And given the dire situation our nation now finds itself in, and given that it is primarily GenJones, starting with Obama and most of his main appointments, who we are looking to lead us through these difficulties, do you really need to use the platform which you've built to try to position this new generation of leadership as the Dumbest Generation? Couldn't you at least wait until they are sworn in and have a little time to try to lead before you launch this kind of attack?
With all respect, Neil, it feels to me like you are putting your own selfish personal goals ahead of the country's interests at a dangerous moment in our national history. William Strauss deserved better than this, Neil."
Each generation has smart and dumb members. I have seen more stupidity from the boomer generation than any other.
I thought I kept up to date with stuff, but I've never heard of GenJones until today.
I guess this validates the point that we're "dumb".
At least I can stop saying I'm a boomer.
Cool Cal wrote: "So I would love to know exactly which courses Mr. Obama took while he studied at Harvard."
He was at Harvard Law, so I expect the curriculum would be law-related. Probably constitutional law, as he ended up lecturing on that at Chicago. (I take that to mean his law education was more substantial than, say, Bush's education in History or Business were, from Yale or HBS).
His undergrad was at Columbia, and I think he majored in Poli Sci / International Relations.
as time continued and choices became greater, the parity between idiots and nonidiots became much larger.
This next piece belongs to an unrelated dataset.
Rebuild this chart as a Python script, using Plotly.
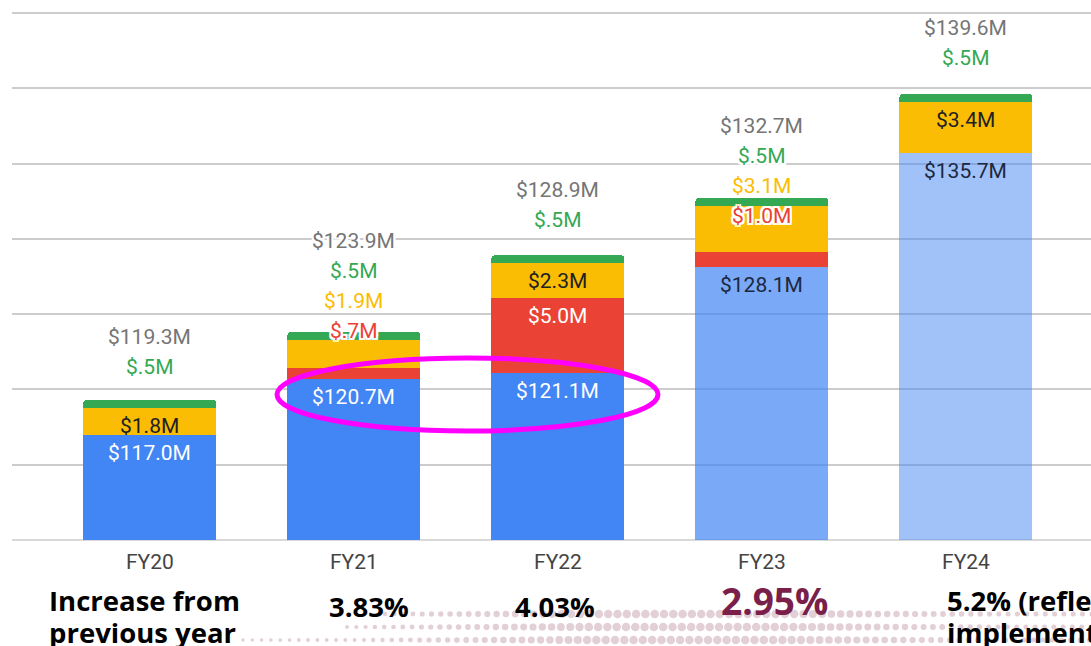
import numpy as np
import plotly.graph_objects as go

# ---------------- data ----------------
years = ["FY20", "FY21", "FY22", "FY23", "FY24"]
base_vals = [117.0, 120.7, 121.1, 128.1, 135.7]
red_vals = [0.0, 0.7, 5.0, 1.0, 0.0]
yellow_vals = [1.8, 1.9, 2.3, 3.1, 3.4]
green_vals = [0.5, 0.5, 0.5, 0.5, 0.5]
total_labels = [119.3, 123.9, 128.9, 132.7, 139.6]
increase_title = ["Increase from", "previous year"]
increase_vals = ["3.83%", "4.03%", "2.95%", "5.2% (reflects"]
increase_line2 = "implementation"

# ---------------- styles ----------------
W, H = 1091, 646
BLUE = "#4285F4"
RED = "#EA4335"
YELLOW = "#FBBC04"
GREEN = "#34A853"
GRAY = "#757575"
blue_colors = [BLUE, BLUE, BLUE, "rgba(66,133,244,0.7)", "rgba(66,133,244,0.5)"]
blue_text = ["white", "white", "white", "#1d2740", "#1d2740"]
inside_red = [False, False, True, False, False]
inside_yellow = [True, False, True, False, True]
above_base = [31, -1, 33, -20, 34]      # px offset of lowest "above" label from bar top
LINE = 30
FONT = "Roboto, Arial, sans-serif"
LBL = 21
BOLD = "Open Sans, sans-serif"
HALO = ("2px 0 0 #fff, -2px 0 0 #fff, 0 2px 0 #fff, 0 -2px 0 #fff, "
        "2px 2px 0 #fff, -2px -2px 0 #fff, 2px -2px 0 #fff, -2px 2px 0 #fff")


def fmt(v):
    s = f"{v:.1f}"
    if s.startswith("0"):
        s = s[1:]
    return f"${s}M"


fig = go.Figure()
fig.add_trace(go.Bar(x=years, y=base_vals, marker=dict(color=blue_colors, line=dict(width=0)), hoverinfo="skip"))
fig.add_trace(go.Bar(x=years, y=red_vals, marker=dict(color=RED, line=dict(width=0)), hoverinfo="skip"))
fig.add_trace(go.Bar(x=years, y=yellow_vals, marker=dict(color=YELLOW, line=dict(width=0)), hoverinfo="skip"))
fig.add_trace(go.Bar(x=years, y=green_vals, marker=dict(color=GREEN, line=dict(width=0)), hoverinfo="skip"))

ann = []
for i, yr in enumerate(years):
    b = base_vals[i]
    r_top = b + red_vals[i]
    y_top = r_top + yellow_vals[i]
    g_top = y_top + green_vals[i]
    # inside labels
    ann.append(dict(x=yr, y=b, yshift=-18, text=fmt(b), showarrow=False, yanchor="middle",
                    font=dict(family=FONT, size=LBL, color=blue_text[i])))
    if inside_red[i]:
        ann.append(dict(x=yr, y=r_top, yshift=-18, text=fmt(red_vals[i]), showarrow=False,
                        yanchor="middle", font=dict(family=FONT, size=LBL, color="white")))
    if inside_yellow[i]:
        ann.append(dict(x=yr, y=y_top, yshift=-18, text=fmt(yellow_vals[i]), showarrow=False,
                        yanchor="middle", font=dict(family=FONT, size=LBL, color="#202124")))
    # above labels (bottom to top)
    stack = []
    if not inside_red[i] and red_vals[i] > 0:
        stack.append((fmt(red_vals[i]), RED))
    if not inside_yellow[i]:
        stack.append((fmt(yellow_vals[i]), YELLOW))
    stack.append((fmt(green_vals[i]), GREEN))
    stack.append((f"${total_labels[i]:.1f}M", GRAY))
    for k, (t, c) in enumerate(stack):
        ann.append(dict(x=yr, y=g_top, yshift=above_base[i] + LINE * k + 2, text=t, showarrow=False,
                        yanchor="middle",
                        font=dict(family=FONT, size=LBL, color=c, shadow=HALO)))

# decorative halftone dots (drawn first so text sits on top)
shapes = []
rows_y = [614, 627, 640]
rows_start = [385, 347, 243]
px = np.array([240, 350, 480, 590, 790, 890, 1000, 1100])
ps = np.array([3.5, 4.0, 6.0, 8.5, 8.5, 6.5, 5.0, 5.0])
for ry, rs in zip(rows_y, rows_start):
    x = rs
    while x < W + 5:
        d = float(np.interp(x, px, ps))
        shapes.append(dict(type="circle", xref="paper", yref="paper", layer="below",
                           x0=(x - d / 2) / W, x1=(x + d / 2) / W,
                           y0=1 - (ry + d / 2) / H, y1=1 - (ry - d / 2) / H,
                           fillcolor="#e2d0d6", line=dict(width=0)))
        x += 9.3

# bottom row text
ann.append(dict(xref="paper", yref="paper", x=47 / W, y=1 - 600 / H, xanchor="left", yanchor="middle",
                text=increase_title[0], showarrow=False,
                font=dict(family=BOLD, size=27.5, color="black", weight=700)))
ann.append(dict(xref="paper", yref="paper", x=47 / W, y=1 - 632 / H, xanchor="left", yanchor="middle",
                text=increase_title[1], showarrow=False,
                font=dict(family=BOLD, size=27.5, color="black", weight=700)))
inc_x = ["FY21", "FY22", "FY23", "FY24"]
inc_shift = [15, -3, 13, -21]
inc_y = [606, 606, 600, 600]
inc_size = [27.5, 27.5, 37, 27.5]
inc_color = ["black", "black", "#7a1f4a", "black"]
inc_anchor = ["center", "center", "center", "left"]
for j in range(4):
    ann.append(dict(x=inc_x[j], xshift=inc_shift[j], yref="paper", y=1 - inc_y[j] / H,
                    xanchor=inc_anchor[j], yanchor="middle", text=increase_vals[j], showarrow=False,
                    font=dict(family=BOLD, size=inc_size[j], color=inc_color[j], weight=700)))
ann.append(dict(x="FY24", xshift=-21, yref="paper", y=1 - 632 / H, xanchor="left", yanchor="middle",
                text=increase_line2, showarrow=False,
                font=dict(family=BOLD, size=27.5, color="black", weight=700)))

# magenta ellipse
shapes.append(dict(type="circle", xref="paper", yref="paper", layer="above",
                   x0=277 / W, x1=658 / W, y0=1 - 431 / H, y1=1 - 358 / H,
                   line=dict(color="#ff00ff", width=5)))

ymin = 110
ymax = 110 + 540 / (527 / 35)
fig.update_layout(
    width=W, height=H,
    margin=dict(l=0, r=0, t=0, b=0),
    paper_bgcolor="white", plot_bgcolor="rgba(0,0,0,0)",
    barmode="stack", bargap=0.348, barcornerradius=3,
    showlegend=False,
    annotations=ann, shapes=shapes,
    xaxis=dict(domain=[12 / W, 1], range=[-0.676, 4.613], showgrid=False, zeroline=False,
               showline=False, ticks="", ticklabelstandoff=7,
               tickfont=dict(family=FONT, size=21, color="#444444")),
    yaxis=dict(domain=[106 / H, 1], range=[ymin, ymax], dtick=5, tick0=110,
               showticklabels=False, showgrid=True, gridcolor="#cccccc", gridwidth=1.5,
               zeroline=False, showline=False),
)
fig.add_shape(type="line", xref="paper", yref="paper", x0=12 / W, x1=1, y0=106 / H, y1=106 / H,
              line=dict(color="#cccccc", width=1.5), layer="below")

fig.write_html("out.html")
So yes, they were dumber overall but the gap between smart and stupid continues to grow.
And how old are you, if I may ask?
Why won't somebody PLEASE think of the Children?
By Strauss and Howe's own theories, he's far too self-absorbed and narcissistic (being a Baby Boomer) to adequately analyze his own generation, let alone any others.
At least the pair of them had the good sense back in the '90s to admit to Gen Xers that we were going to have to clean up the mess their generation makes. It looks like they were pretty prescient on that score.
I am proud to be part of Generation Jones (born '54-'65, between the Baby Boomers and Generation X), and have been very happy to see so many prominent journalists and experts talking about Generation Jones in the national media.
Screw that "Jones" noise. Class of '61. That makes me one of the Gen X Elders (Nick, feel free to genuflect in our direction).
I have 2 undergrad degrees and a Masters. My adolescence was throughout the societal shit-stain of the 1970's, the legacy of our dear, dear late-Boomer friends. You gave us Watergate, wage and price controls, disco, Saturday Night Fever, oil price shocks, malaise, a 50% divorce rate, Squeaky Fromme, the AMC Matador, Three-Mile Island and Jimmy Carter.
In spite of that, we managed to salvage the rest. You should be thankful that any of us actually came out that decade with our sanity intact.
Irrelevant to the point Mr. Gillespie is making here, but including historical or literary allusions in political speeches intended for an American audience would just be a waste of breath, anyway.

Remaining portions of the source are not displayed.